--- start Data segment ---

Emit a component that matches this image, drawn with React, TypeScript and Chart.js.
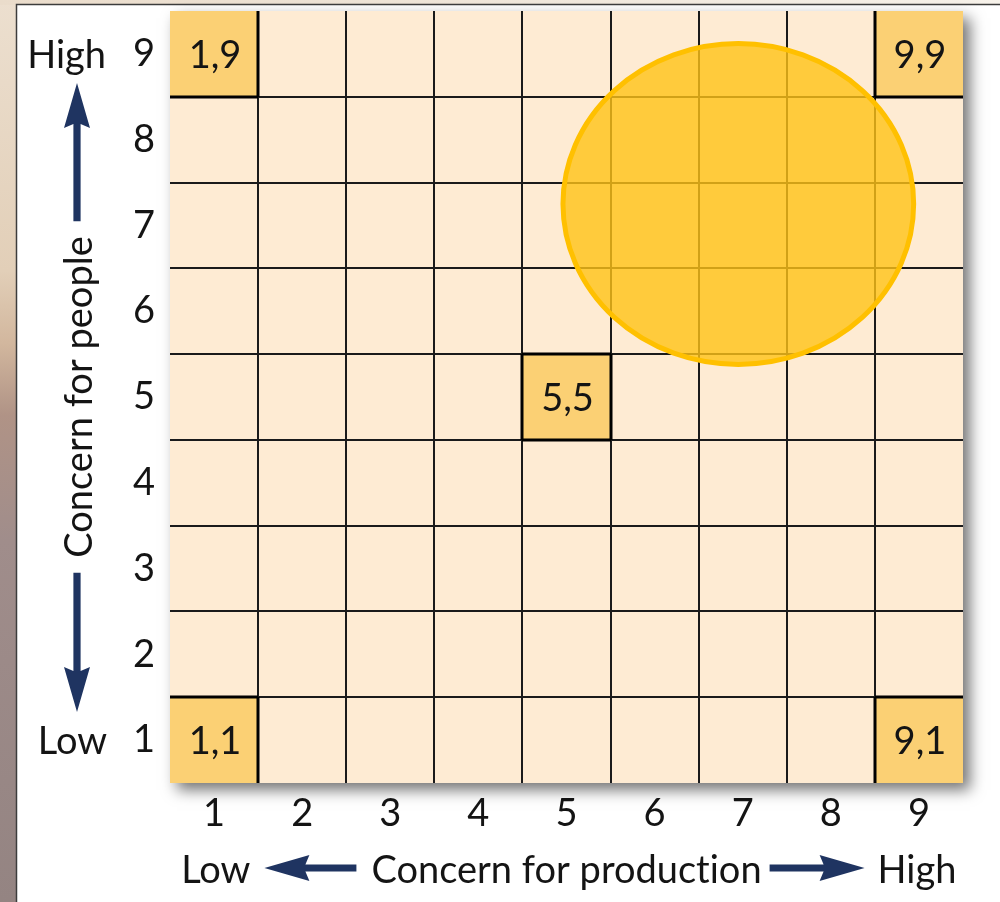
import { useEffect, useRef } from 'react';
import { Chart, registerables } from 'chart.js';

Chart.register(...registerables);

// ---- data ----
const productionTicks = [1, 2, 3, 4, 5, 6, 7, 8, 9];
const peopleTicks = [1, 2, 3, 4, 5, 6, 7, 8, 9];
const styleX = [1, 9, 5, 1, 9];
const styleY = [9, 9, 5, 1, 1];
const styleLabels = ['1,9', '9,9', '5,5', '1,1', '9,1'];
const zoneCenter = [6.95, 7.25];
const zoneRadius = [1.99, 1.87];
const xAxisTitle = 'Concern for production';
const yAxisTitle = 'Concern for people';
const lowLabel = 'Low';
const highLabel = 'High';

const FONT = 'Lato, "Noto Sans", sans-serif';
const FS = 38;
const NAVY = '#1f3461';

const noLig = (s: string) => s.replace(/ti/g, 't\u200ci').replace(/fi/g, 'f\u200ci');

function drawArrow(ctx: CanvasRenderingContext2D, x1: number, y1: number, x2: number, y2: number) {
  const dx = x2 - x1, dy = y2 - y1;
  const len = Math.hypot(dx, dy);
  const ux = dx / len, uy = dy / len;
  const px = -uy, py = ux;
  const head = 41, hw = 13, sw = 3.6;
  const bx = x2 - ux * head, by = y2 - uy * head;
  ctx.save();
  ctx.fillStyle = NAVY;
  ctx.beginPath();
  ctx.moveTo(x1 + px * sw, y1 + py * sw);
  ctx.lineTo(bx + ux * 2 + px * sw, by + uy * 2 + py * sw);
  ctx.lineTo(bx + px * sw, by + py * sw);
  ctx.lineTo(bx - ux * 4 + px * hw, by - uy * 4 + py * hw);
  ctx.lineTo(x2, y2);
  ctx.lineTo(bx - ux * 4 - px * hw, by - uy * 4 - py * hw);
  ctx.lineTo(bx - px * sw, by - py * sw);
  ctx.lineTo(x1 - px * sw, y1 - py * sw);
  ctx.closePath();
  ctx.fill();
  ctx.restore();
}

const backdropPlugin = {
  id: 'backdrop',
  beforeDraw(chart: any) {
    const { ctx, width: W, height: H } = chart;
    ctx.save();
    const g = ctx.createLinearGradient(0, 0, 0, H);
    g.addColorStop(0, '#ecdfcf');
    g.addColorStop(0.3, '#e2cfb8');
    g.addColorStop(0.38, '#d2b79e');
    g.addColorStop(0.46, '#b09386');
    g.addColorStop(0.6, '#a08d8b');
    g.addColorStop(1, '#948482');
    ctx.fillStyle = g;
    ctx.fillRect(0, 0, W, H);
    const g2 = ctx.createLinearGradient(0, 0, W, 0);
    g2.addColorStop(0, '#eadccb');
    g2.addColorStop(1, '#f7f2ea');
    ctx.fillStyle = g2;
    ctx.fillRect(0, 0, W, 5);
    ctx.fillStyle = '#ffffff';
    ctx.fillRect(17, 5, W - 17, H - 5);
    ctx.strokeStyle = '#3c3c3c';
    ctx.lineWidth = 1.5;
    ctx.beginPath();
    ctx.moveTo(16.5, H);
    ctx.lineTo(16.5, 4.5);
    ctx.lineTo(W, 4.5);
    ctx.stroke();
    ctx.restore();
  },
};

const gridPlugin = {
  id: 'gridCells',
  beforeDatasetsDraw(chart: any) {
    const { ctx } = chart;
    const xs = chart.scales.x, ys = chart.scales.y;
    const xMin = productionTicks[0] - 0.5, xMax = productionTicks[productionTicks.length - 1] + 0.5;
    const yMin = peopleTicks[0] - 0.5, yMax = peopleTicks[peopleTicks.length - 1] + 0.5;
    const x0 = xs.getPixelForValue(xMin), x1 = xs.getPixelForValue(xMax);
    const yT = ys.getPixelForValue(yMax), yB = ys.getPixelForValue(yMin);

    ctx.save();
    ctx.shadowColor = 'rgba(0,0,0,0.55)';
    ctx.shadowBlur = 14;
    ctx.shadowOffsetX = 7;
    ctx.shadowOffsetY = 7;
    ctx.fillStyle = '#feebd3';
    ctx.fillRect(x0, yT, x1 - x0, yB - yT);
    ctx.restore();

    ctx.save();
    // highlighted cells
    ctx.fillStyle = '#fbd074';
    for (let i = 0; i < styleX.length; i++) {
      const a = xs.getPixelForValue(styleX[i] - 0.5), b = xs.getPixelForValue(styleX[i] + 0.5);
      const c = ys.getPixelForValue(styleY[i] + 0.5), d = ys.getPixelForValue(styleY[i] - 0.5);
      ctx.fillRect(a, c, b - a, d - c);
    }
    // grid lines
    ctx.strokeStyle = '#1a1a1a';
    ctx.lineWidth = 2;
    ctx.beginPath();
    for (let i = 0; i < productionTicks.length - 1; i++) {
      const v = (productionTicks[i] + productionTicks[i + 1]) / 2;
      const px = Math.round(xs.getPixelForValue(v));
      ctx.moveTo(px, yT);
      ctx.lineTo(px, yB);
    }
    for (let i = 0; i < peopleTicks.length - 1; i++) {
      const v = (peopleTicks[i] + peopleTicks[i + 1]) / 2;
      const py = Math.round(ys.getPixelForValue(v));
      ctx.moveTo(x0, py);
      ctx.lineTo(x1, py);
    }
    ctx.stroke();
    // bold borders of highlighted cells
    ctx.strokeStyle = '#000';
    ctx.lineWidth = 3;
    ctx.beginPath();
    for (let i = 0; i < styleX.length; i++) {
      const l = styleX[i] - 0.5, r = styleX[i] + 0.5, t = styleY[i] + 0.5, bm = styleY[i] - 0.5;
      const a = Math.round(xs.getPixelForValue(l)), b = Math.round(xs.getPixelForValue(r));
      const c = Math.round(ys.getPixelForValue(t)), d = Math.round(ys.getPixelForValue(bm));
      if (l > xMin) { ctx.moveTo(a, c); ctx.lineTo(a, d); }
      if (r < xMax) { ctx.moveTo(b, c); ctx.lineTo(b, d); }
      if (t < yMax) { ctx.moveTo(a, c); ctx.lineTo(b, c); }
      if (bm > yMin) { ctx.moveTo(a, d); ctx.lineTo(b, d); }
    }
    ctx.stroke();
    // labels
    ctx.fillStyle = '#141414';
    ctx.font = `${FS}px ${FONT}`;
    ctx.textAlign = 'center';
    ctx.textBaseline = 'alphabetic';
    for (let i = 0; i < styleX.length; i++) {
      const cx = xs.getPixelForValue(styleX[i]);
      const cy = ys.getPixelForValue(styleY[i]);
      ctx.fillText(styleLabels[i], cx + 1, cy + FS * 0.36);
    }
    // zone ellipse
    const ecx = xs.getPixelForValue(zoneCenter[0]);
    const ecy = ys.getPixelForValue(zoneCenter[1]);
    const rx = xs.getPixelForValue(zoneCenter[0] + zoneRadius[0]) - ecx;
    const ry = ecy - ys.getPixelForValue(zoneCenter[1] + zoneRadius[1]);
    ctx.beginPath();
    ctx.ellipse(ecx, ecy, rx, ry, 0, 0, Math.PI * 2);
    ctx.fillStyle = 'rgba(255,195,22,0.8)';
    ctx.fill();
    ctx.strokeStyle = '#ffc000';
    ctx.lineWidth = 5;
    ctx.stroke();
    ctx.restore();
  },
  afterDraw(chart: any) {
    const { ctx } = chart;
    const xs = chart.scales.x, ys = chart.scales.y;
    const x0 = xs.getPixelForValue(0.5), x1 = xs.getPixelForValue(9.5);
    const yT = ys.getPixelForValue(9.5), yB = ys.getPixelForValue(0.5);
    ctx.save();
    ctx.fillStyle = '#141414';
    ctx.font = `${FS}px ${FONT}`;
    ctx.textBaseline = 'alphabetic';
    // y axis end labels
    ctx.textAlign = 'right';
    ctx.fillText(highLabel, 106, ys.getPixelForValue(peopleTicks[peopleTicks.length - 1]) + FS * 0.36);
    ctx.fillText(lowLabel, 107, ys.getPixelForValue(peopleTicks[0]) + FS * 0.36);
    // y title
    const cyT = (yT + yB) / 2;
    const wy = ctx.measureText(yAxisTitle).width;
    ctx.save();
    ctx.translate(92, cyT);
    ctx.rotate(-Math.PI / 2);
    ctx.textAlign = 'center';
    ctx.fillText(yAxisTitle, 0, 0);
    ctx.restore();
    drawArrow(ctx, 77, cyT - wy / 2 - 15, 77, 83);
    drawArrow(ctx, 77, cyT + wy / 2 + 15, 77, 712);
    // x title
    const cxT = (x0 + x1) / 2;
    const base = 883;
    const shown = noLig(xAxisTitle);
    const wx = ctx.measureText(shown).width;
    ctx.textAlign = 'center';
    ctx.fillText(shown, cxT, base);
    const L = cxT - wx / 2, R = cxT + wx / 2;
    drawArrow(ctx, L - 15, 868, L - 107, 868);
    drawArrow(ctx, R + 8, 868, R + 103, 868);
    ctx.textAlign = 'right';
    ctx.fillText(lowLabel, L - 121, base);
    ctx.textAlign = 'left';
    ctx.fillText(highLabel, R + 116, base);
    ctx.restore();
  },
};

export default function App() {
  const ref = useRef<HTMLCanvasElement | null>(null);
  useEffect(() => {
    if (!ref.current) return;
    const chart = new Chart(ref.current, {
      type: 'scatter',
      data: {
        datasets: [
          {
            data: styleX.map((x, i) => ({ x, y: styleY[i] })),
            pointRadius: 0,
            pointHoverRadius: 0,
          },
        ],
      },
      options: {
        responsive: false,
        animation: false,
        events: [],
        layout: { padding: { left: 0, top: 11, right: 37, bottom: 0 } },
        plugins: { legend: { display: false }, tooltip: { enabled: false } },
        scales: {
          x: {
            type: 'linear',
            min: 0.5,
            max: 9.5,
            afterBuildTicks: (s: any) => {
              s.ticks = productionTicks.map((v) => ({ value: v }));
            },
            afterFit: (s: any) => {
              s.height = 119;
              s.paddingLeft = 0;
              s.paddingRight = 0;
              s.paddingTop = 0;
              s.paddingBottom = 0;
            },
            grid: { display: false, drawTicks: false },
            border: { display: false },
            ticks: { font: { family: FONT, size: FS }, color: '#141414', padding: 8, maxRotation: 0, autoSkip: false },
          },
          y: {
            type: 'linear',
            min: 0.5,
            max: 9.5,
            afterBuildTicks: (s: any) => {
              s.ticks = peopleTicks.map((v) => ({ value: v }));
            },
            afterFit: (s: any) => {
              s.width = 170;
              s.paddingLeft = 0;
              s.paddingRight = 0;
              s.paddingTop = 0;
              s.paddingBottom = 0;
            },
            grid: { display: false, drawTicks: false },
            border: { display: false },
            ticks: { font: { family: FONT, size: FS }, color: '#141414', padding: 15, crossAlign: 'center', autoSkip: false },
          },
        },
      },
      plugins: [backdropPlugin, gridPlugin],
    } as any);
    return () => chart.destroy();
  }, []);
  return (
    <div style={{ position: 'fixed', left: 0, top: 0, width: 1000, height: 902 }}>
      <canvas ref={ref} width={1000} height={902} />
    </div>
  );
}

--- end Data segment ---

● Exercise task
Only lines belong in the copy: transcribe those from the start of the data through the line that contains "Chart.register(...registerables);", and skip the pictures.

● Full output
Emit a component that matches this image, drawn with React, TypeScript and Chart.js.
import { useEffect, useRef } from 'react';
import { Chart, registerables } from 'chart.js';

Chart.register(...registerables);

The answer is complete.